Repeat exactly the lines running from the first line of the data to the line containing "const kLabelLevel = 16.54;", both ends included, and nothing else; drop the pictures.

GIVEN INFORMATION:
========
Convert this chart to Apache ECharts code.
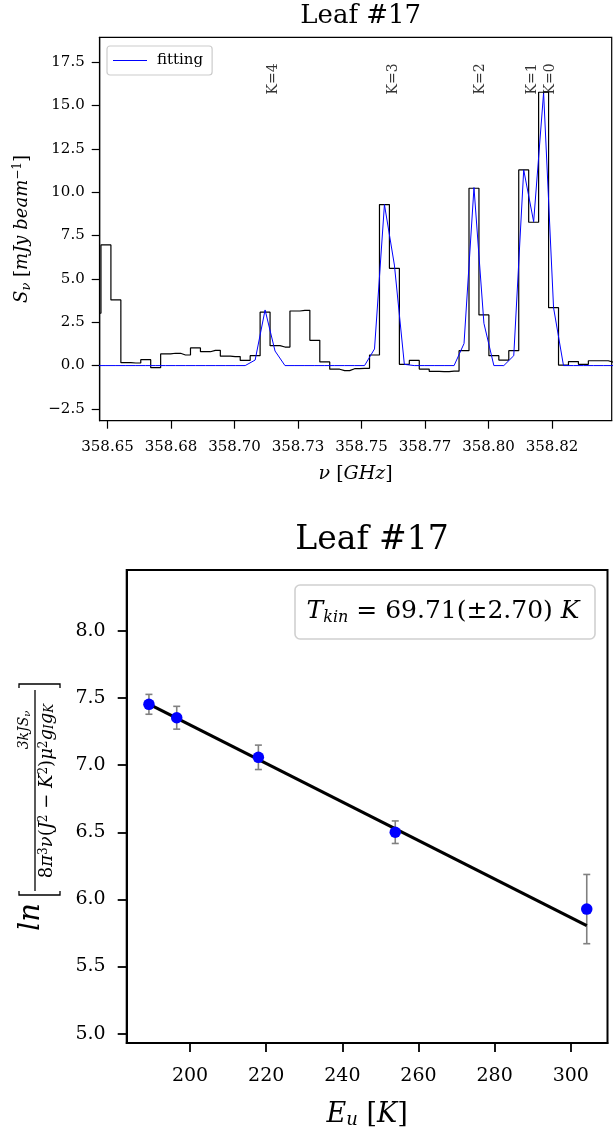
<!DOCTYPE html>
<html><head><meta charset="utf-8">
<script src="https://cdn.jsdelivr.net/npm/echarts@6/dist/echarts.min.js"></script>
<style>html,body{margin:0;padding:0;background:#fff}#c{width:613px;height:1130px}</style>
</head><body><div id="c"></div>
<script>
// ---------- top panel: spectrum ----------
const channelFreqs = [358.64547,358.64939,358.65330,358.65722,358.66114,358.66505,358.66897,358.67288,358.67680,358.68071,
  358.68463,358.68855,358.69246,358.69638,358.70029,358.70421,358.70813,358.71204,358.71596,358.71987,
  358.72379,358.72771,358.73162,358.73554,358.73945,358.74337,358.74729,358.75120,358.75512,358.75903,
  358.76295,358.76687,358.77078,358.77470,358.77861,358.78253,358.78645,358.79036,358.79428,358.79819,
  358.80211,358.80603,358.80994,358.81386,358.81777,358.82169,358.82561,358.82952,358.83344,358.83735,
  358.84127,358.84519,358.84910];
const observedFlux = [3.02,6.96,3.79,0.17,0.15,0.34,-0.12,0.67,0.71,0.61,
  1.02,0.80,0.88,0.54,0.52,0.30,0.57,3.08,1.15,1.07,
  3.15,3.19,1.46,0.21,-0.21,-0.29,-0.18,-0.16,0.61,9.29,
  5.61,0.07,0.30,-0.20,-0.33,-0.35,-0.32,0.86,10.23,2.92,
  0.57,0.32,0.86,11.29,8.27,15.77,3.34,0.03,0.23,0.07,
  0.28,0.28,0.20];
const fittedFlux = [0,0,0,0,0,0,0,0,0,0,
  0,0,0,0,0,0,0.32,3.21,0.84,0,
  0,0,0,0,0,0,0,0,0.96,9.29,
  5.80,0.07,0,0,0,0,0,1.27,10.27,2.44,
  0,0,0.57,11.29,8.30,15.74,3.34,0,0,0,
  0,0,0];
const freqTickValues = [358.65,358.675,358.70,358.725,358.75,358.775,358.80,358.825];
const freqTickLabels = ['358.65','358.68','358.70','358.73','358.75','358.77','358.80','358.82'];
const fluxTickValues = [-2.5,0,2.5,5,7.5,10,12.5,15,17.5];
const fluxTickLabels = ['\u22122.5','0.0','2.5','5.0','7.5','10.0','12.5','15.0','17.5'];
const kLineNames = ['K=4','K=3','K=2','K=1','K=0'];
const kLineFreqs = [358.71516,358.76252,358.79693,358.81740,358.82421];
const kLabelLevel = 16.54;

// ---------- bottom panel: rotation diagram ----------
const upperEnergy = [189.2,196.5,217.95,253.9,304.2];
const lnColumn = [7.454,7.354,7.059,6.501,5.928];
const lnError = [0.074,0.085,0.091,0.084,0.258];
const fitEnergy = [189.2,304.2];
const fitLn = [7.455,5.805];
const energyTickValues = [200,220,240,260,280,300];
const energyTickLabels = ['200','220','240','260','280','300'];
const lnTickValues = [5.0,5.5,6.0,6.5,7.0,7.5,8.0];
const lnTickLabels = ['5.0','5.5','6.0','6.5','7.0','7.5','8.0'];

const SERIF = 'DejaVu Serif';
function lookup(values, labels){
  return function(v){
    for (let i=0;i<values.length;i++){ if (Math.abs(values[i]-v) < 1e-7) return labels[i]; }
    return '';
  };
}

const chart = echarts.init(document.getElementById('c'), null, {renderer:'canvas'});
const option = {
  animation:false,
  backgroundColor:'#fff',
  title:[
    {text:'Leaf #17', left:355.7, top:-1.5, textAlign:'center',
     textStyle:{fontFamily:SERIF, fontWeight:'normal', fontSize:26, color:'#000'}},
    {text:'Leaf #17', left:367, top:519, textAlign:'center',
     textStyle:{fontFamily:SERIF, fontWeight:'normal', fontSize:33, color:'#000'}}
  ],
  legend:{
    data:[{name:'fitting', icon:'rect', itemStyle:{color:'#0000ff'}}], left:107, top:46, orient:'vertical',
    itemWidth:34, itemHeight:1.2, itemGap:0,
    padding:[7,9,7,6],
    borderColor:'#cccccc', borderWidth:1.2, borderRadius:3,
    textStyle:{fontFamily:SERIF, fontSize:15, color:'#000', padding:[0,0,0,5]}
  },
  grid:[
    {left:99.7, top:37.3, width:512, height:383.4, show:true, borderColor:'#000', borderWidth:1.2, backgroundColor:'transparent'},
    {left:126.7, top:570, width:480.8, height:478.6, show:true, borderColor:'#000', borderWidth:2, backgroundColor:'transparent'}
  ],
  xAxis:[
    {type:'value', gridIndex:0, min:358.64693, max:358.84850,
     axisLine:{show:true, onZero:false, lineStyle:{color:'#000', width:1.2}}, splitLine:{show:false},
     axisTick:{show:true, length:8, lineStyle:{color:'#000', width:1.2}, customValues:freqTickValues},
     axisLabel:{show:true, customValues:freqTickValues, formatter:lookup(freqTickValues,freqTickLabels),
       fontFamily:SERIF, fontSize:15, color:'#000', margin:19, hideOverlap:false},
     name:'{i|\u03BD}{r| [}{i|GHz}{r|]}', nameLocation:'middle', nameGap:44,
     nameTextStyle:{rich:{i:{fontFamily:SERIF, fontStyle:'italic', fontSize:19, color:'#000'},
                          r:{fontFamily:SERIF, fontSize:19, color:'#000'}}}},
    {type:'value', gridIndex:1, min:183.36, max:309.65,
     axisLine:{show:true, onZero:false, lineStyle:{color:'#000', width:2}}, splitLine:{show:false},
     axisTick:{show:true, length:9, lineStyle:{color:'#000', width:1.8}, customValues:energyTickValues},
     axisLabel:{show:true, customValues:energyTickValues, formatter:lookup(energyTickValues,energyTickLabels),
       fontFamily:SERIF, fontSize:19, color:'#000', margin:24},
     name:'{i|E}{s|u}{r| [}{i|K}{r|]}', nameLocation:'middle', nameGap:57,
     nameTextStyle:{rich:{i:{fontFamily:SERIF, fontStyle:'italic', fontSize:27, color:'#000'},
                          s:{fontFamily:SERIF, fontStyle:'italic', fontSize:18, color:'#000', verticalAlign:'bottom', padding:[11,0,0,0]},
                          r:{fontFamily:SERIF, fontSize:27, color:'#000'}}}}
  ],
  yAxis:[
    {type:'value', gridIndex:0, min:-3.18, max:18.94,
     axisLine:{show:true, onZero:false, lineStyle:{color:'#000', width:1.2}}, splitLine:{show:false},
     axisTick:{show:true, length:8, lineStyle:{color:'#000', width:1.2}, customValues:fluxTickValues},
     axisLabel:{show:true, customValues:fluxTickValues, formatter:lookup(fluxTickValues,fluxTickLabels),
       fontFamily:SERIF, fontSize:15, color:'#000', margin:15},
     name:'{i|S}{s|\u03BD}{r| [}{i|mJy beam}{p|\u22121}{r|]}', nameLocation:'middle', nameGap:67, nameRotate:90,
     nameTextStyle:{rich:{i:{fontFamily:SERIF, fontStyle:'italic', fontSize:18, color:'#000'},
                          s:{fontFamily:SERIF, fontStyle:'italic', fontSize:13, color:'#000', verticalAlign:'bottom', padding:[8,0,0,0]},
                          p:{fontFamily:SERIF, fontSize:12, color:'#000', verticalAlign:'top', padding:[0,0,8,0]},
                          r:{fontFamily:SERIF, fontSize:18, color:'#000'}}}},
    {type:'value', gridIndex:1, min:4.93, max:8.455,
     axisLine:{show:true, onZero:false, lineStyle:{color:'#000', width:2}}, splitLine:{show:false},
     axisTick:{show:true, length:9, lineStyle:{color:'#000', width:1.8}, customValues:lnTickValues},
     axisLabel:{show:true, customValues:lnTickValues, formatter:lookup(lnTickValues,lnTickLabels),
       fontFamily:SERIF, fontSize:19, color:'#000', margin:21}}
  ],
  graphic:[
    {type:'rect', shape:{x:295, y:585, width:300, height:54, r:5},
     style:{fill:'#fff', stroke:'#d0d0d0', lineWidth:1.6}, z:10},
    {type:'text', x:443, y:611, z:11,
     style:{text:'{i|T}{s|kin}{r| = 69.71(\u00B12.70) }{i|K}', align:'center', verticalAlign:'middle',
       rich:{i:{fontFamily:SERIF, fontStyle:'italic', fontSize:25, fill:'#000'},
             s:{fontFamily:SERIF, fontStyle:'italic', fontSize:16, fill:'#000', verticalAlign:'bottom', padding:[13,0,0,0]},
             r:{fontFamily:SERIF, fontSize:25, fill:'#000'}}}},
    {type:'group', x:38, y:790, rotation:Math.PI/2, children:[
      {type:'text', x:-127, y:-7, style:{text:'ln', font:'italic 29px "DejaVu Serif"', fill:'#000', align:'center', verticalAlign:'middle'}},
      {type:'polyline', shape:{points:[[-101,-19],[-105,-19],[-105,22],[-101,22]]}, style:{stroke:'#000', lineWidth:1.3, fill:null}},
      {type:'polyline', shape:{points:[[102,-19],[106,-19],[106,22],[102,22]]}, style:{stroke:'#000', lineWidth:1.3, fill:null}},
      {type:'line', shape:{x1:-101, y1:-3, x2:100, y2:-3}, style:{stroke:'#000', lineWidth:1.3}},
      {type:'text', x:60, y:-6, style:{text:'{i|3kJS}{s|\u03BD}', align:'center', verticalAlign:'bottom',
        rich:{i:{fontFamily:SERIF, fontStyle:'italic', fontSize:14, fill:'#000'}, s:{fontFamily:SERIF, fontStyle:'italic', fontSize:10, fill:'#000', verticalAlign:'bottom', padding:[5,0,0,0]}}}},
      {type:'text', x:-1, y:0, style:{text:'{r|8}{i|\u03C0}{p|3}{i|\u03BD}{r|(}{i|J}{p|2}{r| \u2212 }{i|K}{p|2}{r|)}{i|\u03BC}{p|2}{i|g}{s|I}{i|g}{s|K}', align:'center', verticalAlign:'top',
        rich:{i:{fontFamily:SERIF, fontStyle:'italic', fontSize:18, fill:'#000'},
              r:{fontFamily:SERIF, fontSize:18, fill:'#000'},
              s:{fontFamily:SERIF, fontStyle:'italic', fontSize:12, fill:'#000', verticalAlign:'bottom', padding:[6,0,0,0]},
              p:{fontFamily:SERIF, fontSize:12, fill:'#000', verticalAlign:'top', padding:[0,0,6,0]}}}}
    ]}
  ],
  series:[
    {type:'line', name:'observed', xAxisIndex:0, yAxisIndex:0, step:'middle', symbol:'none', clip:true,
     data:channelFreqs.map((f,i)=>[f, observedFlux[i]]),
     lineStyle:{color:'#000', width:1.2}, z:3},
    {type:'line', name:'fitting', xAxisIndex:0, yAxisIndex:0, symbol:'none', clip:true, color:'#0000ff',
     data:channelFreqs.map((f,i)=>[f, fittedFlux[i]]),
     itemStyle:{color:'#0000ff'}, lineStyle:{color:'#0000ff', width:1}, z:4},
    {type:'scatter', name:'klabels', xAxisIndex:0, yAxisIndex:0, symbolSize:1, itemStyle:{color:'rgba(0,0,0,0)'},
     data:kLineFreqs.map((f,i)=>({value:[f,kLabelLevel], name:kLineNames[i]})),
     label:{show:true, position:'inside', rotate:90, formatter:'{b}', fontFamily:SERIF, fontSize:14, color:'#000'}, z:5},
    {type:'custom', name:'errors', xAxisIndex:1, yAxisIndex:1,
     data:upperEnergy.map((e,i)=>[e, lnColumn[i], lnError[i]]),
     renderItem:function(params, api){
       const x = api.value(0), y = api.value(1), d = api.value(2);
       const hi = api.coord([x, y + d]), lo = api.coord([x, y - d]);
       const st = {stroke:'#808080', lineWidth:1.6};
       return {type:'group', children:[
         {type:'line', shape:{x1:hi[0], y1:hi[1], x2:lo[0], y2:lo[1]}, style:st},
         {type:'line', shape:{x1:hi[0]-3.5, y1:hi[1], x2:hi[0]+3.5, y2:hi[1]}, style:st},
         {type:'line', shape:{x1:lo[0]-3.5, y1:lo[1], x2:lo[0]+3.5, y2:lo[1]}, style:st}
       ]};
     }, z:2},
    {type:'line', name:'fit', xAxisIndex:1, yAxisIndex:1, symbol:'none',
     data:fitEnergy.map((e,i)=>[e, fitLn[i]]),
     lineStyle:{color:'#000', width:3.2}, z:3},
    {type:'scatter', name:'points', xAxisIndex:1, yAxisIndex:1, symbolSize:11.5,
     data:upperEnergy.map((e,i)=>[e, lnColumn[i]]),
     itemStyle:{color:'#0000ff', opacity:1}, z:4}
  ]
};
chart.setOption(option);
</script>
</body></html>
========
SOLUTION FOR THIS TASK:
Convert this chart to Apache ECharts code.
<!DOCTYPE html>
<html><head><meta charset="utf-8">
<script src="https://cdn.jsdelivr.net/npm/echarts@6/dist/echarts.min.js"></script>
<style>html,body{margin:0;padding:0;background:#fff}#c{width:613px;height:1130px}</style>
</head><body><div id="c"></div>
<script>
// ---------- top panel: spectrum ----------
const channelFreqs = [358.64547,358.64939,358.65330,358.65722,358.66114,358.66505,358.66897,358.67288,358.67680,358.68071,
  358.68463,358.68855,358.69246,358.69638,358.70029,358.70421,358.70813,358.71204,358.71596,358.71987,
  358.72379,358.72771,358.73162,358.73554,358.73945,358.74337,358.74729,358.75120,358.75512,358.75903,
  358.76295,358.76687,358.77078,358.77470,358.77861,358.78253,358.78645,358.79036,358.79428,358.79819,
  358.80211,358.80603,358.80994,358.81386,358.81777,358.82169,358.82561,358.82952,358.83344,358.83735,
  358.84127,358.84519,358.84910];
const observedFlux = [3.02,6.96,3.79,0.17,0.15,0.34,-0.12,0.67,0.71,0.61,
  1.02,0.80,0.88,0.54,0.52,0.30,0.57,3.08,1.15,1.07,
  3.15,3.19,1.46,0.21,-0.21,-0.29,-0.18,-0.16,0.61,9.29,
  5.61,0.07,0.30,-0.20,-0.33,-0.35,-0.32,0.86,10.23,2.92,
  0.57,0.32,0.86,11.29,8.27,15.77,3.34,0.03,0.23,0.07,
  0.28,0.28,0.20];
const fittedFlux = [0,0,0,0,0,0,0,0,0,0,
  0,0,0,0,0,0,0.32,3.21,0.84,0,
  0,0,0,0,0,0,0,0,0.96,9.29,
  5.80,0.07,0,0,0,0,0,1.27,10.27,2.44,
  0,0,0.57,11.29,8.30,15.74,3.34,0,0,0,
  0,0,0];
const freqTickValues = [358.65,358.675,358.70,358.725,358.75,358.775,358.80,358.825];
const freqTickLabels = ['358.65','358.68','358.70','358.73','358.75','358.77','358.80','358.82'];
const fluxTickValues = [-2.5,0,2.5,5,7.5,10,12.5,15,17.5];
const fluxTickLabels = ['\u22122.5','0.0','2.5','5.0','7.5','10.0','12.5','15.0','17.5'];
const kLineNames = ['K=4','K=3','K=2','K=1','K=0'];
const kLineFreqs = [358.71516,358.76252,358.79693,358.81740,358.82421];
const kLabelLevel = 16.54;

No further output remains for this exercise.